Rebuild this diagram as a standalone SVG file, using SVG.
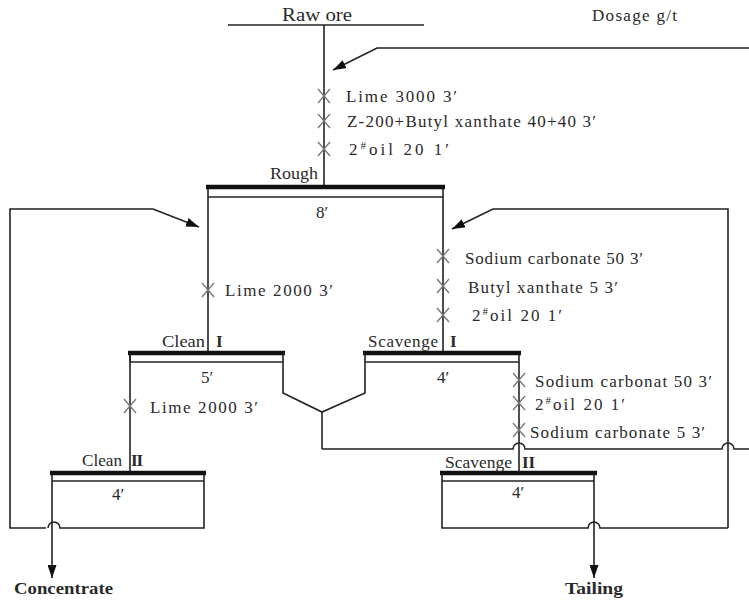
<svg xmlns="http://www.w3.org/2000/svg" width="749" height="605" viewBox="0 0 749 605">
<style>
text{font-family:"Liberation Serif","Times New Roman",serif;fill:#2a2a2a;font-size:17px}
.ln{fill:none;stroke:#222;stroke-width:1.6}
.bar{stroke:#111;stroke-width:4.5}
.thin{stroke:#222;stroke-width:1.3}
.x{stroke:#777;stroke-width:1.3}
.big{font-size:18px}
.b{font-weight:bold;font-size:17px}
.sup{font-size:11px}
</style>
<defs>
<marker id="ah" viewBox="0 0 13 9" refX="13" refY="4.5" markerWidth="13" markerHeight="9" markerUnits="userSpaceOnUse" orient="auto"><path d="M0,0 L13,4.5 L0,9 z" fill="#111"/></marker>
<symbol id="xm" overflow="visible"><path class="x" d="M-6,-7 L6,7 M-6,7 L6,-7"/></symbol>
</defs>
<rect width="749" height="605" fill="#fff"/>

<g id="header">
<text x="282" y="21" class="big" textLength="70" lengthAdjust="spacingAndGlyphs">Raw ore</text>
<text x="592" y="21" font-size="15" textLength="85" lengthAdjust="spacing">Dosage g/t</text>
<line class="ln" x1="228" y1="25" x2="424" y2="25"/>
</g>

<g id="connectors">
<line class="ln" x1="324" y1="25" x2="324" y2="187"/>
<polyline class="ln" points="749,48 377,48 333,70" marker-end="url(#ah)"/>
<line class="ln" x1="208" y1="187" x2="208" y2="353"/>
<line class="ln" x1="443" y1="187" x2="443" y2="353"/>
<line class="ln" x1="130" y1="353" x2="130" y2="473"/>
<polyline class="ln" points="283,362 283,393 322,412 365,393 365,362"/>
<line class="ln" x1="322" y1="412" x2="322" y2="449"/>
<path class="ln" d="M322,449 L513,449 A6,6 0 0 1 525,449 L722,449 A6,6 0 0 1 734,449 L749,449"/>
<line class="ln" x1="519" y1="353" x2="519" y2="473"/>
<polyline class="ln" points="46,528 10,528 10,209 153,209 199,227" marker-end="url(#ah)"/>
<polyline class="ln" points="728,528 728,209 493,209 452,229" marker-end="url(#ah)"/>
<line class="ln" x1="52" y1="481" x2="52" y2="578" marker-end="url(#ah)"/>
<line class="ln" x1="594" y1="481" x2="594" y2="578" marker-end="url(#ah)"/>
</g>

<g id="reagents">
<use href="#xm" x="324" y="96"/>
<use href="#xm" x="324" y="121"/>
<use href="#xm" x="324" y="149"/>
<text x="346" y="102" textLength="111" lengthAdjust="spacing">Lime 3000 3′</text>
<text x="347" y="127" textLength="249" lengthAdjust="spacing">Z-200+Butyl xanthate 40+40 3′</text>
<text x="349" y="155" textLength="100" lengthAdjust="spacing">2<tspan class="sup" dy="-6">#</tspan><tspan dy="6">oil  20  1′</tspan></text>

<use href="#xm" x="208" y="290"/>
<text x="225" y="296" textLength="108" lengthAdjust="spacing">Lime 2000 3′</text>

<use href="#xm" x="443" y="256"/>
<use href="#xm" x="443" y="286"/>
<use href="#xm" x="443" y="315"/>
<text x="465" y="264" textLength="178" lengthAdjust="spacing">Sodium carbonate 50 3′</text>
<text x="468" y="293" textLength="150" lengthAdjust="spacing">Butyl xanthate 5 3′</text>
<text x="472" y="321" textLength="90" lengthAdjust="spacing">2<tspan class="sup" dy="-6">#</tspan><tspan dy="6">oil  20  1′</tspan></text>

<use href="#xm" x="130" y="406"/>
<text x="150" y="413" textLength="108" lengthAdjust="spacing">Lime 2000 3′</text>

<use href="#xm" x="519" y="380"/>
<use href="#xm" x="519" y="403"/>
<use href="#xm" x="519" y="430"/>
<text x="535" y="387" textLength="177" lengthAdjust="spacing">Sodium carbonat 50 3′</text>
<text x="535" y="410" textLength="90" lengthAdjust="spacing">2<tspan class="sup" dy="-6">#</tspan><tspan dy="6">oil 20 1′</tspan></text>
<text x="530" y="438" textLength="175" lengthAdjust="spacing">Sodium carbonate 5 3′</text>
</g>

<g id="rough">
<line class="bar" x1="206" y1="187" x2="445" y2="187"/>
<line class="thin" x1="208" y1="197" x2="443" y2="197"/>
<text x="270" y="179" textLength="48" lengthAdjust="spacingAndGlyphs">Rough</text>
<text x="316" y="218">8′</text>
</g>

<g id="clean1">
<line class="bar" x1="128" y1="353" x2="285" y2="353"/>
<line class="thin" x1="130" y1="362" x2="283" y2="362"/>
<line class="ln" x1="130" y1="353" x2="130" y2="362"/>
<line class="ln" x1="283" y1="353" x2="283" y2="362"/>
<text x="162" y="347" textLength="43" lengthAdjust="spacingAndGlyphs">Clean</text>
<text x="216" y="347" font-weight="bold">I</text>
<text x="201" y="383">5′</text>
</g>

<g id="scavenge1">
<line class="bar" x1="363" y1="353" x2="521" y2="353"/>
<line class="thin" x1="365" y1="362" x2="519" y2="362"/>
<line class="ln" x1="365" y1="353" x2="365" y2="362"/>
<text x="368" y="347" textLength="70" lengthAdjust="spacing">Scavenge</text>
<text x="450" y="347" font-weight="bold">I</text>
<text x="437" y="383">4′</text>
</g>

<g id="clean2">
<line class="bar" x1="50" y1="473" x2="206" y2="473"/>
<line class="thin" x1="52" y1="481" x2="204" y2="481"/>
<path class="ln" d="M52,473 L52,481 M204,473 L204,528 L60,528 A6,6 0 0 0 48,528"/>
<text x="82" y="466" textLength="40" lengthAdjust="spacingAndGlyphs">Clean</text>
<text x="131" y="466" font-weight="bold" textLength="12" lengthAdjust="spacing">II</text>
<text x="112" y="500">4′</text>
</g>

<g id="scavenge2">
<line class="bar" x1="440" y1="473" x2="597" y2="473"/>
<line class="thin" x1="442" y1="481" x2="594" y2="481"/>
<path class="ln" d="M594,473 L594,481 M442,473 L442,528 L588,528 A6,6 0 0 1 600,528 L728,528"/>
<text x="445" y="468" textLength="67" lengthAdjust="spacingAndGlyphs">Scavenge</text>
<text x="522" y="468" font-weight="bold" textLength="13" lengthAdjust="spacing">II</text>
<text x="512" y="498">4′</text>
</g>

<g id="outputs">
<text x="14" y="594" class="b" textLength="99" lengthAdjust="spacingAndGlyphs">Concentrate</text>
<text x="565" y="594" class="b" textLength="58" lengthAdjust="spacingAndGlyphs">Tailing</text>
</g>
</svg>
* * *
WHAT TO PRODUCE: Reproduce all of the material exactly, apart from the pictures.

RIGHT ANSWER:
Rebuild this diagram as a standalone SVG file, using SVG.
<svg xmlns="http://www.w3.org/2000/svg" width="749" height="605" viewBox="0 0 749 605">
<style>
text{font-family:"Liberation Serif","Times New Roman",serif;fill:#2a2a2a;font-size:17px}
.ln{fill:none;stroke:#222;stroke-width:1.6}
.bar{stroke:#111;stroke-width:4.5}
.thin{stroke:#222;stroke-width:1.3}
.x{stroke:#777;stroke-width:1.3}
.big{font-size:18px}
.b{font-weight:bold;font-size:17px}
.sup{font-size:11px}
</style>
<defs>
<marker id="ah" viewBox="0 0 13 9" refX="13" refY="4.5" markerWidth="13" markerHeight="9" markerUnits="userSpaceOnUse" orient="auto"><path d="M0,0 L13,4.5 L0,9 z" fill="#111"/></marker>
<symbol id="xm" overflow="visible"><path class="x" d="M-6,-7 L6,7 M-6,7 L6,-7"/></symbol>
</defs>
<rect width="749" height="605" fill="#fff"/>

<g id="header">
<text x="282" y="21" class="big" textLength="70" lengthAdjust="spacingAndGlyphs">Raw ore</text>
<text x="592" y="21" font-size="15" textLength="85" lengthAdjust="spacing">Dosage g/t</text>
<line class="ln" x1="228" y1="25" x2="424" y2="25"/>
</g>

<g id="connectors">
<line class="ln" x1="324" y1="25" x2="324" y2="187"/>
<polyline class="ln" points="749,48 377,48 333,70" marker-end="url(#ah)"/>
<line class="ln" x1="208" y1="187" x2="208" y2="353"/>
<line class="ln" x1="443" y1="187" x2="443" y2="353"/>
<line class="ln" x1="130" y1="353" x2="130" y2="473"/>
<polyline class="ln" points="283,362 283,393 322,412 365,393 365,362"/>
<line class="ln" x1="322" y1="412" x2="322" y2="449"/>
<path class="ln" d="M322,449 L513,449 A6,6 0 0 1 525,449 L722,449 A6,6 0 0 1 734,449 L749,449"/>
<line class="ln" x1="519" y1="353" x2="519" y2="473"/>
<polyline class="ln" points="46,528 10,528 10,209 153,209 199,227" marker-end="url(#ah)"/>
<polyline class="ln" points="728,528 728,209 493,209 452,229" marker-end="url(#ah)"/>
<line class="ln" x1="52" y1="481" x2="52" y2="578" marker-end="url(#ah)"/>
<line class="ln" x1="594" y1="481" x2="594" y2="578" marker-end="url(#ah)"/>
</g>

<g id="reagents">
<use href="#xm" x="324" y="96"/>
<use href="#xm" x="324" y="121"/>
<use href="#xm" x="324" y="149"/>
<text x="346" y="102" textLength="111" lengthAdjust="spacing">Lime 3000 3′</text>
<text x="347" y="127" textLength="249" lengthAdjust="spacing">Z-200+Butyl xanthate 40+40 3′</text>
<text x="349" y="155" textLength="100" lengthAdjust="spacing">2<tspan class="sup" dy="-6">#</tspan><tspan dy="6">oil  20  1′</tspan></text>

<use href="#xm" x="208" y="290"/>
<text x="225" y="296" textLength="108" lengthAdjust="spacing">Lime 2000 3′</text>

<use href="#xm" x="443" y="256"/>
<use href="#xm" x="443" y="286"/>
<use href="#xm" x="443" y="315"/>
<text x="465" y="264" textLength="178" lengthAdjust="spacing">Sodium carbonate 50 3′</text>
<text x="468" y="293" textLength="150" lengthAdjust="spacing">Butyl xanthate 5 3′</text>
<text x="472" y="321" textLength="90" lengthAdjust="spacing">2<tspan class="sup" dy="-6">#</tspan><tspan dy="6">oil  20  1′</tspan></text>

<use href="#xm" x="130" y="406"/>
<text x="150" y="413" textLength="108" lengthAdjust="spacing">Lime 2000 3′</text>

<use href="#xm" x="519" y="380"/>
<use href="#xm" x="519" y="403"/>
<use href="#xm" x="519" y="430"/>
<text x="535" y="387" textLength="177" lengthAdjust="spacing">Sodium carbonat 50 3′</text>
<text x="535" y="410" textLength="90" lengthAdjust="spacing">2<tspan class="sup" dy="-6">#</tspan><tspan dy="6">oil 20 1′</tspan></text>
<text x="530" y="438" textLength="175" lengthAdjust="spacing">Sodium carbonate 5 3′</text>
</g>

<g id="rough">
<line class="bar" x1="206" y1="187" x2="445" y2="187"/>
<line class="thin" x1="208" y1="197" x2="443" y2="197"/>
<text x="270" y="179" textLength="48" lengthAdjust="spacingAndGlyphs">Rough</text>
<text x="316" y="218">8′</text>
</g>

<g id="clean1">
<line class="bar" x1="128" y1="353" x2="285" y2="353"/>
<line class="thin" x1="130" y1="362" x2="283" y2="362"/>
<line class="ln" x1="130" y1="353" x2="130" y2="362"/>
<line class="ln" x1="283" y1="353" x2="283" y2="362"/>
<text x="162" y="347" textLength="43" lengthAdjust="spacingAndGlyphs">Clean</text>
<text x="216" y="347" font-weight="bold">I</text>
<text x="201" y="383">5′</text>
</g>

<g id="scavenge1">
<line class="bar" x1="363" y1="353" x2="521" y2="353"/>
<line class="thin" x1="365" y1="362" x2="519" y2="362"/>
<line class="ln" x1="365" y1="353" x2="365" y2="362"/>
<text x="368" y="347" textLength="70" lengthAdjust="spacing">Scavenge</text>
<text x="450" y="347" font-weight="bold">I</text>
<text x="437" y="383">4′</text>
</g>

<g id="clean2">
<line class="bar" x1="50" y1="473" x2="206" y2="473"/>
<line class="thin" x1="52" y1="481" x2="204" y2="481"/>
<path class="ln" d="M52,473 L52,481 M204,473 L204,528 L60,528 A6,6 0 0 0 48,528"/>
<text x="82" y="466" textLength="40" lengthAdjust="spacingAndGlyphs">Clean</text>
<text x="131" y="466" font-weight="bold" textLength="12" lengthAdjust="spacing">II</text>
<text x="112" y="500">4′</text>
</g>

<g id="scavenge2">
<line class="bar" x1="440" y1="473" x2="597" y2="473"/>
<line class="thin" x1="442" y1="481" x2="594" y2="481"/>
<path class="ln" d="M594,473 L594,481 M442,473 L442,528 L588,528 A6,6 0 0 1 600,528 L728,528"/>
<text x="445" y="468" textLength="67" lengthAdjust="spacingAndGlyphs">Scavenge</text>
<text x="522" y="468" font-weight="bold" textLength="13" lengthAdjust="spacing">II</text>
<text x="512" y="498">4′</text>
</g>

<g id="outputs">
<text x="14" y="594" class="b" textLength="99" lengthAdjust="spacingAndGlyphs">Concentrate</text>
<text x="565" y="594" class="b" textLength="58" lengthAdjust="spacingAndGlyphs">Tailing</text>
</g>
</svg>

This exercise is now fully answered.